Hearing loss – a medical condition that affects millions of Canadians and yet often goes untreated.  Hearing loss is an invisible handicap and a condition with a negative stigma attached to it. Did you know on average people wait 7 to 10 years before seeking treatment for hearing loss?  According to the National Institute on Deafness and Other Communication Disorders, hearing loss is the most common chronic health condition affecting older adults and has a number of contributing factors such as age, genetics, noise exposure. Did you also know that diabetes, renal failure, dementia, increased risk of falling and cerebro/cardiovascular disorders are all conditions linked to untreated hearing loss?

You or a loved one might have a hearing loss if you:
– Frequently ask others to repeat
– Have difficulty following conversations in noisy environments
– Have trouble hearing children and women
– Have your TV or radio turned up to a higher volume

– Feel stressed or tired from straining to hear what others are saying
– Feel anxious to meet new people for fear of misunderstanding conversations
– Avoid social situations that your once enjoyed because of difficulty of hearing

– Have a family history of hearing loss
– Take medications that can harm the hearing system (ototoxic drugs)
– Have been exposed to very loud sounds

If you have answered yes to any of these statements, it is recommended a hearing evaluation be scheduled. Hearing loss is NOT a normal sign of aging. Hearing loss is unique to each individual experience and how that person reacts depends on many factors such as:  early versus late onset, the progressive nature of the loss (gradual vs. sudden), the severity of the loss, communication demands, and personality. Untreated hearing loss has been linked to feelings of depression, anxiety, frustration, social isolation, and fatigue. Research as shown that early detection of hearing loss, intervention and consistent use of hearing aids are leading ways to reduce your risk of falling, increase earning power, and improve your physical health, emotional stability and perception of mental functioning stigma.
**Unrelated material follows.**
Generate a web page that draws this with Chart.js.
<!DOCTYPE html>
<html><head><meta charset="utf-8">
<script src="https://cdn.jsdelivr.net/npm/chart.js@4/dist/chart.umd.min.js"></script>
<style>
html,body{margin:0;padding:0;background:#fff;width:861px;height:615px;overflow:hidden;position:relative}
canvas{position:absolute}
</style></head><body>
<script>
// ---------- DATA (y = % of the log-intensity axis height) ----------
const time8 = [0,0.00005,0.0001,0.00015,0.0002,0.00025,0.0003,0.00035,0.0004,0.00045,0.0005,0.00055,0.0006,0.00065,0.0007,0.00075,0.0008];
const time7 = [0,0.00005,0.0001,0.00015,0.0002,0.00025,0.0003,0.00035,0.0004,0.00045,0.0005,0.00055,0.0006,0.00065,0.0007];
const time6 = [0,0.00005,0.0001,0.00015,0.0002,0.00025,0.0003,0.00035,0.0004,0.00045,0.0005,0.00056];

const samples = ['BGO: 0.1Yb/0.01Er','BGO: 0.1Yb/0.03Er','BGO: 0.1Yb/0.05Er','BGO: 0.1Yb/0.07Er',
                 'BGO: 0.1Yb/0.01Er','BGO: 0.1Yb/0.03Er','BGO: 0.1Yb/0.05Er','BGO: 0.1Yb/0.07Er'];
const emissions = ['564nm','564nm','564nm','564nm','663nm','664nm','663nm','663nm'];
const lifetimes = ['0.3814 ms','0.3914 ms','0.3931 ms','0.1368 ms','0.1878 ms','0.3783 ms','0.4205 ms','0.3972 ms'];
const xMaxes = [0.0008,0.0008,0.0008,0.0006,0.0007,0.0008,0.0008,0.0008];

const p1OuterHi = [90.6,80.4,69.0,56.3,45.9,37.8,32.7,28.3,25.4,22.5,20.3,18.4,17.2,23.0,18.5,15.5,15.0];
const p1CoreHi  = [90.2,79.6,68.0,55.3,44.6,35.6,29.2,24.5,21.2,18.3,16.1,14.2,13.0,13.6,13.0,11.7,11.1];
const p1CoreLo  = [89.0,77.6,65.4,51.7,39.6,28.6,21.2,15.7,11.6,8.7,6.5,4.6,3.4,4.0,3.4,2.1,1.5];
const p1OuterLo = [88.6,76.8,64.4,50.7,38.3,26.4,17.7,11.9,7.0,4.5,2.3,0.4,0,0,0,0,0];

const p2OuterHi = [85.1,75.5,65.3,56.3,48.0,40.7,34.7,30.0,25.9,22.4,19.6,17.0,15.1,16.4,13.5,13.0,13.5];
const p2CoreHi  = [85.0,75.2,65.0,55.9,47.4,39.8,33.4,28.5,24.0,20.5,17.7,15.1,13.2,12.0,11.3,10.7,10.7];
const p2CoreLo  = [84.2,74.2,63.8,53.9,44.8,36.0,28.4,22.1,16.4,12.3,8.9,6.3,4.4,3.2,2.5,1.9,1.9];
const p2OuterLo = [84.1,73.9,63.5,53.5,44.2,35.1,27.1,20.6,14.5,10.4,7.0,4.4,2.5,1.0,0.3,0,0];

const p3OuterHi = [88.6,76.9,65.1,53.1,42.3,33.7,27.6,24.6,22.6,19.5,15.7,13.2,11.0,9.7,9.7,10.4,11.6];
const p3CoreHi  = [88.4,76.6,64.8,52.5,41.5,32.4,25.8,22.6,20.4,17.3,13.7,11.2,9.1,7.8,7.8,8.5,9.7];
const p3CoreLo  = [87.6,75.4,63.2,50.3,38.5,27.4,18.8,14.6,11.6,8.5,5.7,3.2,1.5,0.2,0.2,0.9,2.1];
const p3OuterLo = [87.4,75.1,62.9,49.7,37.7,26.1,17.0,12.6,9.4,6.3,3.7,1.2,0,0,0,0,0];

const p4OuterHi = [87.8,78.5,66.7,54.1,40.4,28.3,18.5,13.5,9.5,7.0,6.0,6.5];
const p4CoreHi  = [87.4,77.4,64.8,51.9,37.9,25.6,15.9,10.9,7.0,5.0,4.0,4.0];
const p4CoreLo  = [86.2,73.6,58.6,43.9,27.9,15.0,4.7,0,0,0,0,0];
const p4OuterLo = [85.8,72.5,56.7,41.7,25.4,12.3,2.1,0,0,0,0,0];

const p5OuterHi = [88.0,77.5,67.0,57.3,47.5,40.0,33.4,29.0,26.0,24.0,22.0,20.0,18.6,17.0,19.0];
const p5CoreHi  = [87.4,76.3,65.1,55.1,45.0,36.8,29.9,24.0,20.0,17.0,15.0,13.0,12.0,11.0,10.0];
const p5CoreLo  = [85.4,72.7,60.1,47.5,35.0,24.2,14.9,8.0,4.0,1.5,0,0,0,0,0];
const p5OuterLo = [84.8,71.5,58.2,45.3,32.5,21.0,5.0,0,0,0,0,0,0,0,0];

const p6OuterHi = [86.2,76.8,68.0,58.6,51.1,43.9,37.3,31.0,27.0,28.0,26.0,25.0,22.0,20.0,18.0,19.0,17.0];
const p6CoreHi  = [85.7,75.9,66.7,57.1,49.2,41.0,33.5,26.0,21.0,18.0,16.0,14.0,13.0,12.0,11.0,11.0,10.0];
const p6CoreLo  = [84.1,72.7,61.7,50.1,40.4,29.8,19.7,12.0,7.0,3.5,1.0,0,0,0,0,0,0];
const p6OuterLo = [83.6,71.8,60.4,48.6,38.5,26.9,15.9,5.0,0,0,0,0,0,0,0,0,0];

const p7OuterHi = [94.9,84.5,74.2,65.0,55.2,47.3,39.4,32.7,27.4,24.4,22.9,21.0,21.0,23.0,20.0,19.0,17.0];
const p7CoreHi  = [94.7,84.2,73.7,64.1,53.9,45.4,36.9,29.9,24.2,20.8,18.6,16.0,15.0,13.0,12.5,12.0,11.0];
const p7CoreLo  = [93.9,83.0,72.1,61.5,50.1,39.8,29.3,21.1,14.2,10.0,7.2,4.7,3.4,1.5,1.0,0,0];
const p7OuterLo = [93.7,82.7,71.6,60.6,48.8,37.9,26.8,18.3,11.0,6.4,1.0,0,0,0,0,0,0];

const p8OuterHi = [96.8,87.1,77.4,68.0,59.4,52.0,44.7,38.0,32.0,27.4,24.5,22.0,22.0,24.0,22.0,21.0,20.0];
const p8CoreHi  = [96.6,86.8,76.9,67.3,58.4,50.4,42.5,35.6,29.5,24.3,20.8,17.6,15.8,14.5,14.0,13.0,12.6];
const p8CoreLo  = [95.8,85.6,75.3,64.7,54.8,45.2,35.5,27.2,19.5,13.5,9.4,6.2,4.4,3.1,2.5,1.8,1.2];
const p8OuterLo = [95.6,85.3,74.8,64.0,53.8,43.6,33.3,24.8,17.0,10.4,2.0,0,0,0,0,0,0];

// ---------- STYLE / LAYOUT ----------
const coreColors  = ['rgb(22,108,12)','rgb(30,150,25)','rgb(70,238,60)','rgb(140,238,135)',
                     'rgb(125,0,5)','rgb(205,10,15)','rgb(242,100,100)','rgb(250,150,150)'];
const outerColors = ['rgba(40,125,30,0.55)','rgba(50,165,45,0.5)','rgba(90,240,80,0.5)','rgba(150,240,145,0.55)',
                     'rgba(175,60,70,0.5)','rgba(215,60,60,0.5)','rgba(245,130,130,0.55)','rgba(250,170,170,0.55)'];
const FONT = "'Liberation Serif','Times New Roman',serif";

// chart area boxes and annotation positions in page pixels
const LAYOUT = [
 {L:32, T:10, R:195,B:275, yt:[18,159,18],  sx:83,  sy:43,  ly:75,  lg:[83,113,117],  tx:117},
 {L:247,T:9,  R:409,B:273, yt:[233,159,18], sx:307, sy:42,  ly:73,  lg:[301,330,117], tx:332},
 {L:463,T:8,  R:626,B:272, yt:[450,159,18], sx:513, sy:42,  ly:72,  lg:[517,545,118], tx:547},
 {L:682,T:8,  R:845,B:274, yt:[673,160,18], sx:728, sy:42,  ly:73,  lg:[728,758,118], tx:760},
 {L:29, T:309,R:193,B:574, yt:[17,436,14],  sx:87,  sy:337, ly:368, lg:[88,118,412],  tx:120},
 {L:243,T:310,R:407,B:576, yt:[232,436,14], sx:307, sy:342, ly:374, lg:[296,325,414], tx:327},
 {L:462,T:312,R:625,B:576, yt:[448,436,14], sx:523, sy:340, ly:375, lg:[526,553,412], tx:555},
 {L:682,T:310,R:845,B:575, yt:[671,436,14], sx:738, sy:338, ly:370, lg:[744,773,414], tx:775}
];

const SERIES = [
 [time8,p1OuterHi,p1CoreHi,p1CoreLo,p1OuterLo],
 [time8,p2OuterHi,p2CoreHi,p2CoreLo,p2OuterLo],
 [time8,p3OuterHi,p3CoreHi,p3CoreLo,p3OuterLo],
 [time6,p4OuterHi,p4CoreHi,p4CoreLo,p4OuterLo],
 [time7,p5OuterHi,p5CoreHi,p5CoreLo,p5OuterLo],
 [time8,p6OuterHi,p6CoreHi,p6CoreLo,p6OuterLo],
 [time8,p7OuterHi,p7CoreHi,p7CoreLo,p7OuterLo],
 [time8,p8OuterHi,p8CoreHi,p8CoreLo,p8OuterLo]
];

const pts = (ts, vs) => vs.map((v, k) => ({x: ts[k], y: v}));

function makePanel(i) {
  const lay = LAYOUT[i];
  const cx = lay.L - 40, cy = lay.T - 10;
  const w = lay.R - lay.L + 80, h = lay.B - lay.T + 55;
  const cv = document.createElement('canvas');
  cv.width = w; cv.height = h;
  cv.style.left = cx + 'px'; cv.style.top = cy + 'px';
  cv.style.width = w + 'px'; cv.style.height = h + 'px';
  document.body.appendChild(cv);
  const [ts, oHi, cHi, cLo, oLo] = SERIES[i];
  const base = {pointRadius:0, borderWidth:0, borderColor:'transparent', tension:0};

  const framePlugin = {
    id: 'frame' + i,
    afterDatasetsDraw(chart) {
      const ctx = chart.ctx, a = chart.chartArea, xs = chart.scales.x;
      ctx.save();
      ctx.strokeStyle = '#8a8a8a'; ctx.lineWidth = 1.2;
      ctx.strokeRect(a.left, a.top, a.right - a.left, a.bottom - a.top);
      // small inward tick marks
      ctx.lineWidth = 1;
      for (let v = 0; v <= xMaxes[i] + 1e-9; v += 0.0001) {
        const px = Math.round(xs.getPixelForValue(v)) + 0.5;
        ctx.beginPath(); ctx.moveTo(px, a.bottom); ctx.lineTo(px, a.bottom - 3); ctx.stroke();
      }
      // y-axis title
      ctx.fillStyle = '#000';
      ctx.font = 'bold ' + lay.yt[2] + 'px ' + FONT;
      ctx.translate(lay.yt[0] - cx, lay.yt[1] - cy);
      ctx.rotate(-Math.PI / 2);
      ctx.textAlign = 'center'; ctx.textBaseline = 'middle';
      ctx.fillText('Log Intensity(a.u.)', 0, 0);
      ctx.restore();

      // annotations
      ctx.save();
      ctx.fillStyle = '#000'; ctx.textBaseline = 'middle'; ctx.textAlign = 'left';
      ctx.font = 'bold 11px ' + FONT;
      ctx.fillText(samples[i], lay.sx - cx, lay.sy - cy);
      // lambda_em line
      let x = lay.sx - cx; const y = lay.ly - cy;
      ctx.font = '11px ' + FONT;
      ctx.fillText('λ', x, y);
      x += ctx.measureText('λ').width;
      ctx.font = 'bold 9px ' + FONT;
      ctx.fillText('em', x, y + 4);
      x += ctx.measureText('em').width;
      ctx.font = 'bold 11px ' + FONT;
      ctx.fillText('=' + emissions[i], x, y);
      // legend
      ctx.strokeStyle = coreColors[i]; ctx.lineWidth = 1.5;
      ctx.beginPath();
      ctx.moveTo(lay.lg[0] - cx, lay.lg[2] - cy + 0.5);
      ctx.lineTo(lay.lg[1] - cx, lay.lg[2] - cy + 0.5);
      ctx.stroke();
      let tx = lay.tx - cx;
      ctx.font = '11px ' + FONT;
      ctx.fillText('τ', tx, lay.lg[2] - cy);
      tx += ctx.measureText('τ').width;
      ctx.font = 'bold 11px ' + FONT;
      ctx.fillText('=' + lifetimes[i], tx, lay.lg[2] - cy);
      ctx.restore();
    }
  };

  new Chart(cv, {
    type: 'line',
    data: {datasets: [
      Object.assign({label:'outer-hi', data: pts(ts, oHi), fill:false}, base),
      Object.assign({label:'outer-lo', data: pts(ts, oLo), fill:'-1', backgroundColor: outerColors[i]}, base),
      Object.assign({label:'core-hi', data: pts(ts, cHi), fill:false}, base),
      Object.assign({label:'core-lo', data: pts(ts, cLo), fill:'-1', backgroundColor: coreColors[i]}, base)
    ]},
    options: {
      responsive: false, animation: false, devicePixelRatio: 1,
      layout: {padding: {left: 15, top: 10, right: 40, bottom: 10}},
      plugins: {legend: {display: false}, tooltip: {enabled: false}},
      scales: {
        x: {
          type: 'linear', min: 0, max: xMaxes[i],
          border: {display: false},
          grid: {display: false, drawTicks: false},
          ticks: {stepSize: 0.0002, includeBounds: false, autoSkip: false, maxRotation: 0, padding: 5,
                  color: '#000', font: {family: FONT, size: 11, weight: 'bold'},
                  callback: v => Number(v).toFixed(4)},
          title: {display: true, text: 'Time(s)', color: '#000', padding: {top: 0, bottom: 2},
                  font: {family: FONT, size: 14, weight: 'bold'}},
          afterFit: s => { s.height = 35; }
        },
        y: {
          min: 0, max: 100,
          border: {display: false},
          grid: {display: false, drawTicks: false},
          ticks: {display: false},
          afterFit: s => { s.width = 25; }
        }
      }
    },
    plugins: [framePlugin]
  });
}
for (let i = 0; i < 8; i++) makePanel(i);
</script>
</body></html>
What to do if you believe you or a loved one might have hearing loss?
Schedule a diagnostic hearing evaluation with an Audiologist.  Audiologists are regulated health care professionals who are trained in the prevention, assessment and treatment of hearing, tinnitus and balance problems – the best part? You do not need a referral from your Doctor to see an Audiologist.

How can you prevent hearing loss?
Our ears are very delicate organs which are susceptible to damage from noise, medications, and foreign objects.  We must take care of our ears!
1)  Protect yourself from noise.  Wear hearing protection when exposed to loud sounds such as lawn mower, concerts and power tools to name a few.
2)  Limit the length of time listening to your iPod, etc..
3)  Turn the volume down of your TV, MP3, etc.
4) Get a hearing test! Preventing hearing loss mean being proactive.  A regular hearing exam should be added to your annual physical.  Having a baseline hearing test is a good idea so you can track your hearing over time. If your test shows you already have hearing loss, you can proactive in preventing further damage.
5)  Do not use cotton swabs or stick anything in your ears – especially car candles.